**Stated exercise**
Find the lines containing the word "this" and copy every one of them.

**Data excerpts**
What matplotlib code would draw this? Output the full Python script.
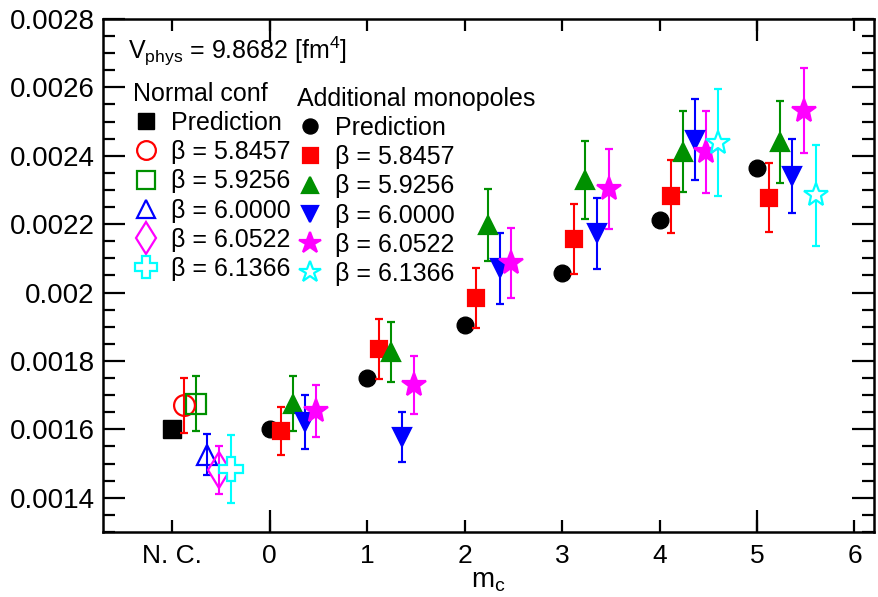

...

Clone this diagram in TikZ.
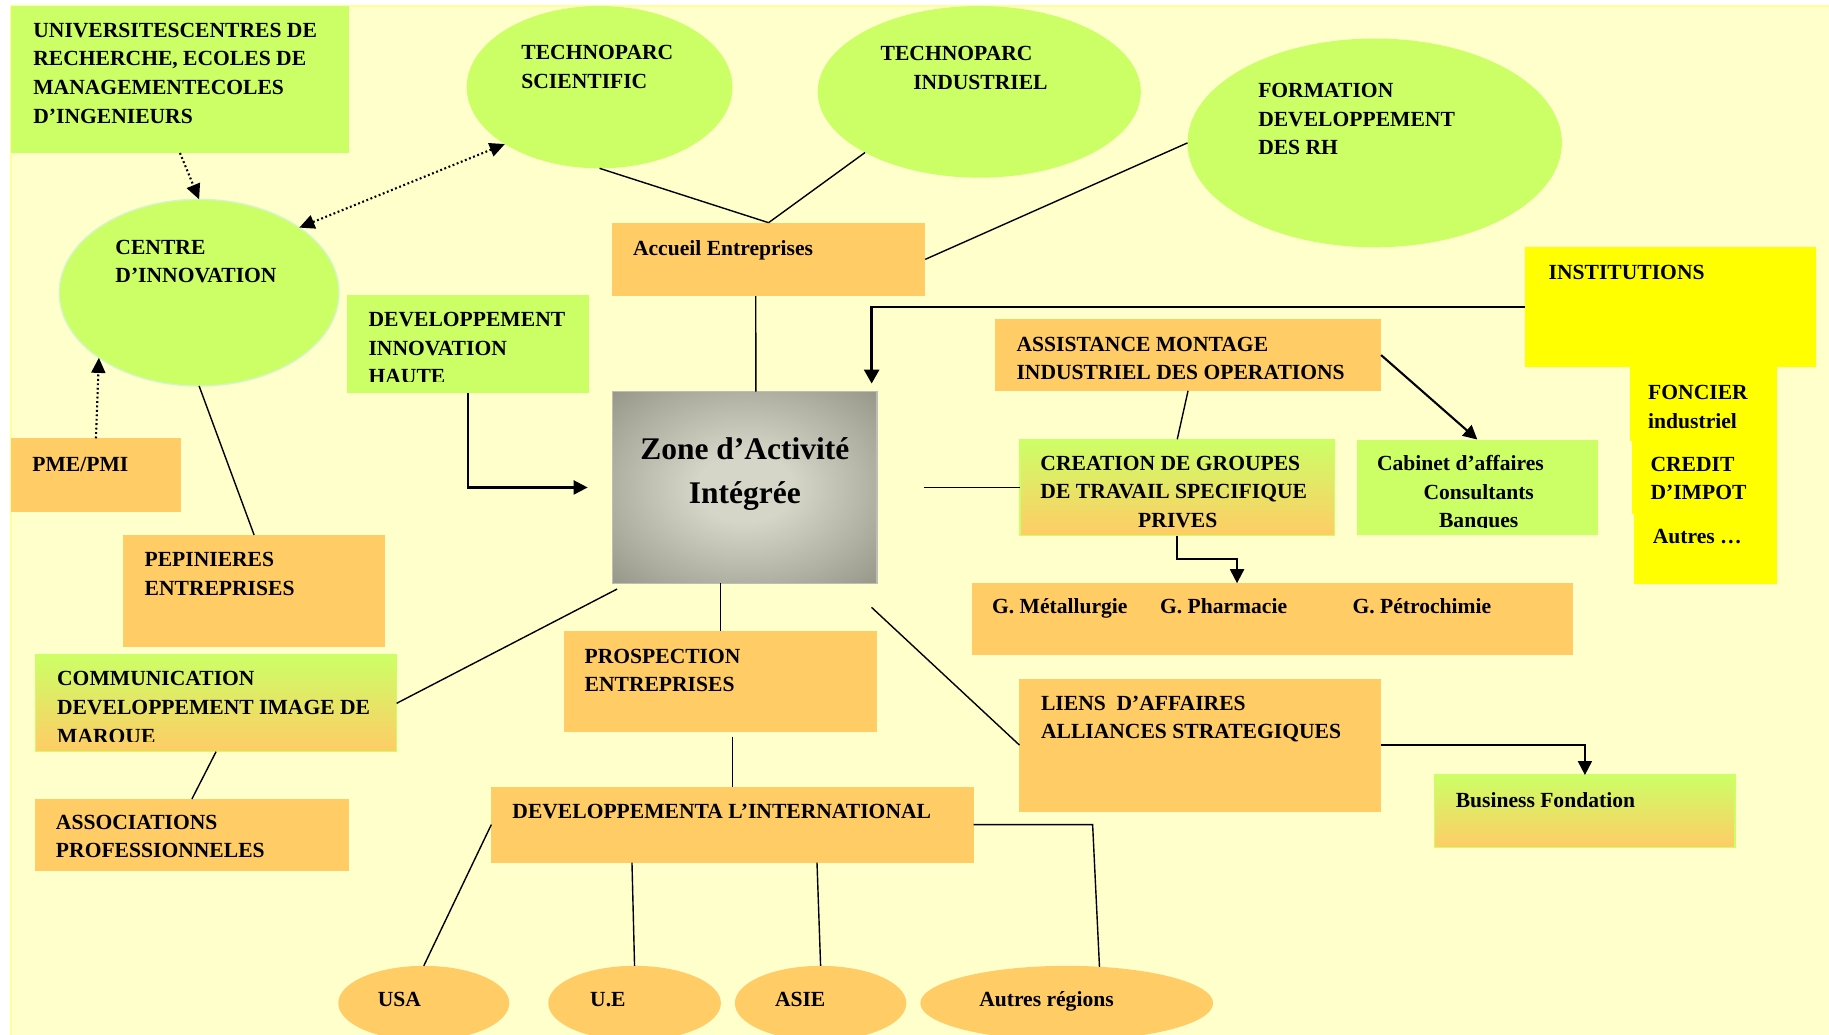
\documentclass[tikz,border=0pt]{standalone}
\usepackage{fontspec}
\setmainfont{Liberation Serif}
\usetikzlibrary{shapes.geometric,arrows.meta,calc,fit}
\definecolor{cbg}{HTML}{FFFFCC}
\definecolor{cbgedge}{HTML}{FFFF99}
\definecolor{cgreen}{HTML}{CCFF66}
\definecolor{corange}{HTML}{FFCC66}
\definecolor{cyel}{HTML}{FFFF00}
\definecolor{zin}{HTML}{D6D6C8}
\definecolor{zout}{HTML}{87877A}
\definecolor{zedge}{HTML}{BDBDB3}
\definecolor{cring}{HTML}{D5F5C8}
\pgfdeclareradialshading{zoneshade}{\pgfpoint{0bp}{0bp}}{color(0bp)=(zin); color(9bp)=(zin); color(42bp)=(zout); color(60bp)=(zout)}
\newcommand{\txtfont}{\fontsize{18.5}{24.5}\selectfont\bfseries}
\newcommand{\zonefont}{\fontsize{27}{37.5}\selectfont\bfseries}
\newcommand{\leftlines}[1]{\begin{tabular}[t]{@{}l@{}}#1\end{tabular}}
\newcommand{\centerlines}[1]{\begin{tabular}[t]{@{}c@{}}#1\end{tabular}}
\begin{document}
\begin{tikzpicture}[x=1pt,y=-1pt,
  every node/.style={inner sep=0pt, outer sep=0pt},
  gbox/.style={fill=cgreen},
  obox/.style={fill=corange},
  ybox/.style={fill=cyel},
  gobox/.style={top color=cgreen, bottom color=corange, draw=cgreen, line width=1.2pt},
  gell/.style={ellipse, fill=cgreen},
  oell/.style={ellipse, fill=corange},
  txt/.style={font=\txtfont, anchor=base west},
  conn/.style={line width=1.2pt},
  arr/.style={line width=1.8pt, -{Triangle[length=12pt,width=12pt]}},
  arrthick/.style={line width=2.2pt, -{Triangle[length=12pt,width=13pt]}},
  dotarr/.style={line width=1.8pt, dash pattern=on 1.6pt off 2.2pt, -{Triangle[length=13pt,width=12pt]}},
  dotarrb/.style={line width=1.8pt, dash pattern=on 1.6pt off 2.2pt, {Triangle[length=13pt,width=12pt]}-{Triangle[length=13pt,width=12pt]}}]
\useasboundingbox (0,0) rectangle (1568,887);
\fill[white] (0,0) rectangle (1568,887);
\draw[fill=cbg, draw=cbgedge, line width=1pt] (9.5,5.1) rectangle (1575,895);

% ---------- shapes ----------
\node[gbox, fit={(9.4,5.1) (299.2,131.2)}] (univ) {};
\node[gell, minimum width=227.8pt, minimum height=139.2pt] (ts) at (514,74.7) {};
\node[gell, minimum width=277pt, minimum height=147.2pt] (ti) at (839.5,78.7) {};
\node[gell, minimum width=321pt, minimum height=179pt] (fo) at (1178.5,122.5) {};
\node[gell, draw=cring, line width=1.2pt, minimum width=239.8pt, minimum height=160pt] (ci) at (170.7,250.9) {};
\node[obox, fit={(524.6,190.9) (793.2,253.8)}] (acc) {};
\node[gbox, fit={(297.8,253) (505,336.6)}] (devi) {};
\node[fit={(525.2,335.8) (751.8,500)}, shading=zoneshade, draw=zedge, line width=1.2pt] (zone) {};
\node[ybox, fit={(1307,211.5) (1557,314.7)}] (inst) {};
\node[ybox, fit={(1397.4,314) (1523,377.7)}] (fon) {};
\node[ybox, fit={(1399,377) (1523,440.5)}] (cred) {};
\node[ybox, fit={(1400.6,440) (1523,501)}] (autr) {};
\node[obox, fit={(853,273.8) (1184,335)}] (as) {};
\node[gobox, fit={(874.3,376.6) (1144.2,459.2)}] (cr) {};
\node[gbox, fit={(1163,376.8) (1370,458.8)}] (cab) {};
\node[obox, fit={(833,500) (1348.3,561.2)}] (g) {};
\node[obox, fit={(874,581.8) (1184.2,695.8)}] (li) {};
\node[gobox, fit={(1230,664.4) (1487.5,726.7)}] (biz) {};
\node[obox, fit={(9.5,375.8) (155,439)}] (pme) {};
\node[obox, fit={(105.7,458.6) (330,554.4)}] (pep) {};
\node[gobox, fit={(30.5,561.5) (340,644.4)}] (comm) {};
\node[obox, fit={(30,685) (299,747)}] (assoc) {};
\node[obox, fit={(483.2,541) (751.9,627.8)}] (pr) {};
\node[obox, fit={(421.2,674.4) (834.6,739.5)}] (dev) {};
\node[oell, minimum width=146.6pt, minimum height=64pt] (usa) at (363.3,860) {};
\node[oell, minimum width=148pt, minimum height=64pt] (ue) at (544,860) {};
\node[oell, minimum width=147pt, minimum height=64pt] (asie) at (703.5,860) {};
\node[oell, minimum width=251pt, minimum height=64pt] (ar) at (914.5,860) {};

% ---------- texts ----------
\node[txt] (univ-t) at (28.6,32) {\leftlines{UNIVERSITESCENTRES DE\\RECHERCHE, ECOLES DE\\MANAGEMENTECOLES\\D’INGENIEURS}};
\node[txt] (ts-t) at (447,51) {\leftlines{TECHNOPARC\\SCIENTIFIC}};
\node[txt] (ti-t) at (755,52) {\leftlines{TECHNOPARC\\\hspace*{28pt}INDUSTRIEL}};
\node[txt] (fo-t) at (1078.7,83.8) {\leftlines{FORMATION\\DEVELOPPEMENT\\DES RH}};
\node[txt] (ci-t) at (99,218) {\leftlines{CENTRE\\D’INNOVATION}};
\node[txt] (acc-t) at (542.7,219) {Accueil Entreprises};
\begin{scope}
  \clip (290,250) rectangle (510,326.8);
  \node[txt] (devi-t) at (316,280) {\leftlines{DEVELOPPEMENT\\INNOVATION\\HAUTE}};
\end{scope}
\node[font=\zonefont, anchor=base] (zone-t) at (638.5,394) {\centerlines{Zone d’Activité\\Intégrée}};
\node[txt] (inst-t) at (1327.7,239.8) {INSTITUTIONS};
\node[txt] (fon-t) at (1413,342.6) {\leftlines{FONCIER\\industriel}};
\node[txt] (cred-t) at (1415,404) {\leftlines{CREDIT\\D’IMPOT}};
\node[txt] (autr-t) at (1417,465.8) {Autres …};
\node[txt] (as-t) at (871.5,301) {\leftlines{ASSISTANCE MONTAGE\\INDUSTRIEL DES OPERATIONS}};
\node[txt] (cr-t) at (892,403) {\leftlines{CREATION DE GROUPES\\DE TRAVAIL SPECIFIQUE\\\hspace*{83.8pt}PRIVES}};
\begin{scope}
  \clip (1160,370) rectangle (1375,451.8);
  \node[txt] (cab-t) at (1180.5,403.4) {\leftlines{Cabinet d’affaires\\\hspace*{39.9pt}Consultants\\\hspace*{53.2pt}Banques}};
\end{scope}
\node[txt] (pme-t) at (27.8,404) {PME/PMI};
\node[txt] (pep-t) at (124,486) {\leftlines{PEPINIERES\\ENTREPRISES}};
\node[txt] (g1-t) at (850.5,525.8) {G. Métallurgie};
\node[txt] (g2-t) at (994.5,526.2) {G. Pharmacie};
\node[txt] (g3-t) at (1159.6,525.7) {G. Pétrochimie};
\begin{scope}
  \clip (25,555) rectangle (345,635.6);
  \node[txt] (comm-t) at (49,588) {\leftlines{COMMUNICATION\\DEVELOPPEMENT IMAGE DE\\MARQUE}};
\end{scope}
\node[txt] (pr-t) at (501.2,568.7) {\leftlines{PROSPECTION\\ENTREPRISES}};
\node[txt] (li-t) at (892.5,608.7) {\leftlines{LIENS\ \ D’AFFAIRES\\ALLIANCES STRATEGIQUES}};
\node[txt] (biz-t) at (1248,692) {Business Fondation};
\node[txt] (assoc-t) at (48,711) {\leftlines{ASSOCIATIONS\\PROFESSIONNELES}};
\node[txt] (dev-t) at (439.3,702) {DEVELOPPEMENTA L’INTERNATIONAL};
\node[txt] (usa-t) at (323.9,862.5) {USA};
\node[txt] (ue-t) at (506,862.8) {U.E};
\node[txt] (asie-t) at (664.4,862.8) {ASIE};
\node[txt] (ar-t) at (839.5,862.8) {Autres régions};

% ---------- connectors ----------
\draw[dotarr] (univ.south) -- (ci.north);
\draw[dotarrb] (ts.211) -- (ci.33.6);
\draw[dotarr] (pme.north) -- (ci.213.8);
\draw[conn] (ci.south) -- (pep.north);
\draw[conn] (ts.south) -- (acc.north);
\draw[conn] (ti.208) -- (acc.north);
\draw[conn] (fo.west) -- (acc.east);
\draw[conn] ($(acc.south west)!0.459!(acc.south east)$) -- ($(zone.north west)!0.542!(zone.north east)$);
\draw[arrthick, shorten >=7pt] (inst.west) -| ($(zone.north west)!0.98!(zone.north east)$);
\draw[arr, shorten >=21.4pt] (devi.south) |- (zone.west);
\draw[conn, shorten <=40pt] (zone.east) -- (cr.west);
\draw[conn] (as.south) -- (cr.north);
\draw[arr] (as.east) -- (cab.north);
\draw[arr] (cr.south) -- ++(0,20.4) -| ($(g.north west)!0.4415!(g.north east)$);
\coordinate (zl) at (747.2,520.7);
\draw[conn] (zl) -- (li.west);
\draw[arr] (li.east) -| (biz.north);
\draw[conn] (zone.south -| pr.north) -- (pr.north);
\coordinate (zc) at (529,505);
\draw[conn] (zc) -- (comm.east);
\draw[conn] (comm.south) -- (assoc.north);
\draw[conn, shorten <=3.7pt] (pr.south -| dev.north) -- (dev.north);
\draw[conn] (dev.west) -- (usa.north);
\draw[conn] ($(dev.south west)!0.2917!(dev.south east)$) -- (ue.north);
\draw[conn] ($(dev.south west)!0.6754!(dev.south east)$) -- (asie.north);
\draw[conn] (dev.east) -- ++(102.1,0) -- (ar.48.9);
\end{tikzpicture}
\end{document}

--

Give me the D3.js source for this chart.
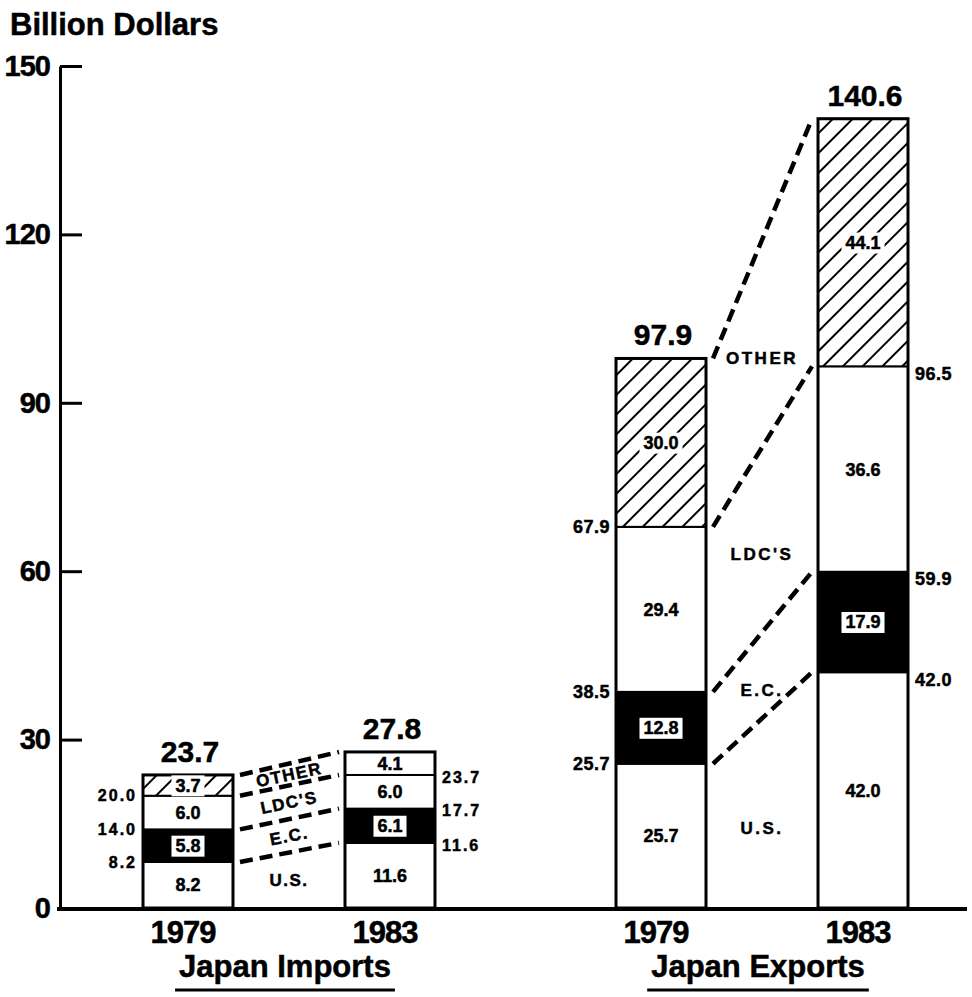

**Exercise answer**
What matplotlib code would draw this? Output the full Python script.
Clone this diagram in TikZ.
Give me the D3.js source for this chart.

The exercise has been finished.